In the midst of upheaval and dislocation, a touching story from the preschool for the children of devastated Kibbutz Be'eri in their temporary refuge in the Dead Sea area.

Upon arriving at the hotel tasked with caring for the kindergarten children, the preschool teachers pondered a poignant question: How do you cultivate a garden in such a transient space? Inspired and determined, the staff embarked on a journey of creation, starting with potted plants, donated seeds, and a wealth of ideas. The children, used to being surrounded by the fields and orchards of their kibbutz, eagerly embraced this horticultural endeavor, giving life to a vibrant potted garden.

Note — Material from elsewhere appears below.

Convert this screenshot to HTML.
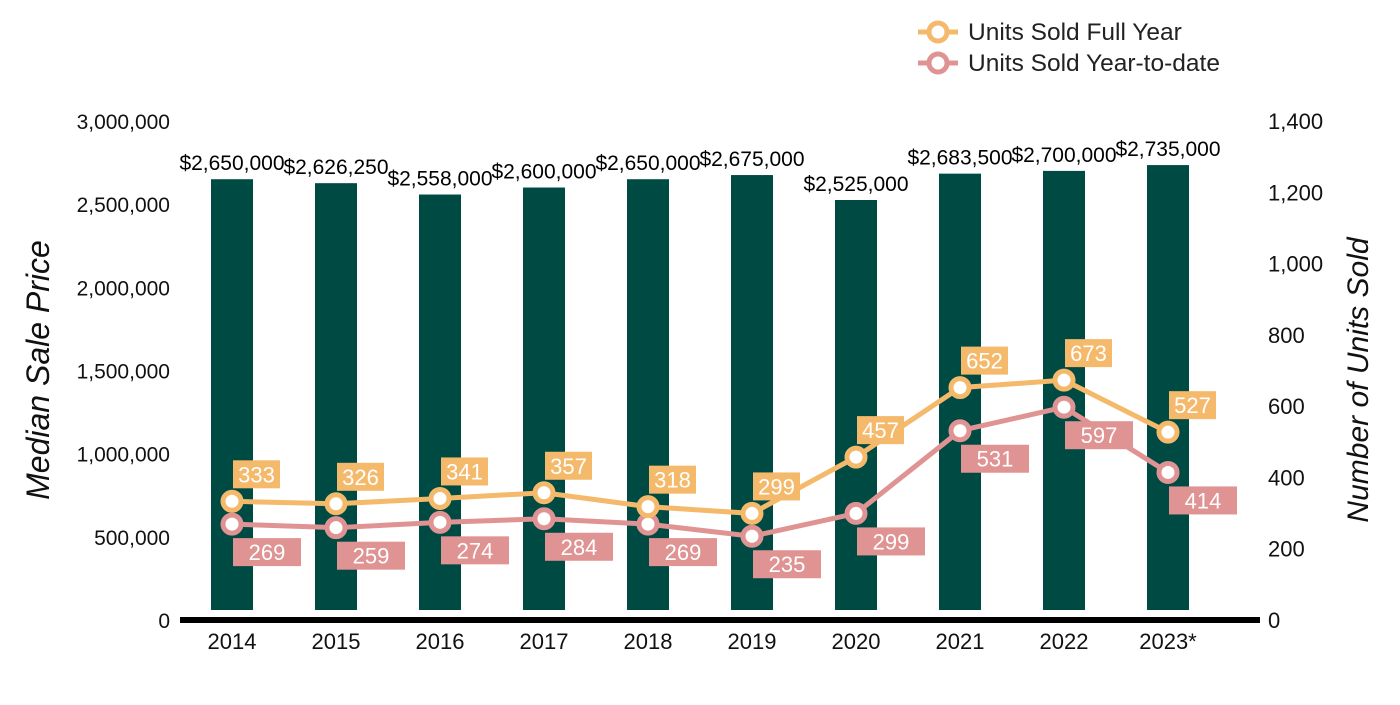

Be'eri's children prepare soil for their garden

Two weeks ago, Elad Pelleg, Dror Israel educator and the preschool's director, brought news of students from the Urban Eco-Agriculture Vocational Training Course at Dror Israel's Tel Aviv High School crafting wooden planters for the preschool's children to grow vegetables. Born from a desire to use their technological skills and knowledge to help, the garden became a collaborative effort, symbolizing resilience and shared purpose. The students designed and created the portable planters, contributing to the creation of a green oasis for Be'eri's children.

"The challenge in the Dead Sea is finding planting soil and compost," shares Ela Yalon, one of the preschool teachers. However, through the generosity of Israel's Permaculture community, they received vital donations. "Thanks to the Be'eri community and the hardworking children who have planted and continue working in the garden. You are champions!"

Students from Dror Israel's Tel Aviv Vocational School pitched in to help build a garden for the preschool.

For the children, reconnecting to the soil and its deep healing powers helps to ground them, renew their spirits, and foster growth.

This tale is not just about a garden; it's a symbol of resilience and growth in the face of adversity. Dror Israel, operating seven preschools for the evacuated children from Kibbutz Be'eri, understands the profound impact of reconnecting with the land. Since October 7th, these children have faced displacement and destruction, yet amidst the chaos, the act of cultivating a garden becomes a profound step towards rebuilding and healing.

The little kibbutznikim love taking care of their new garden.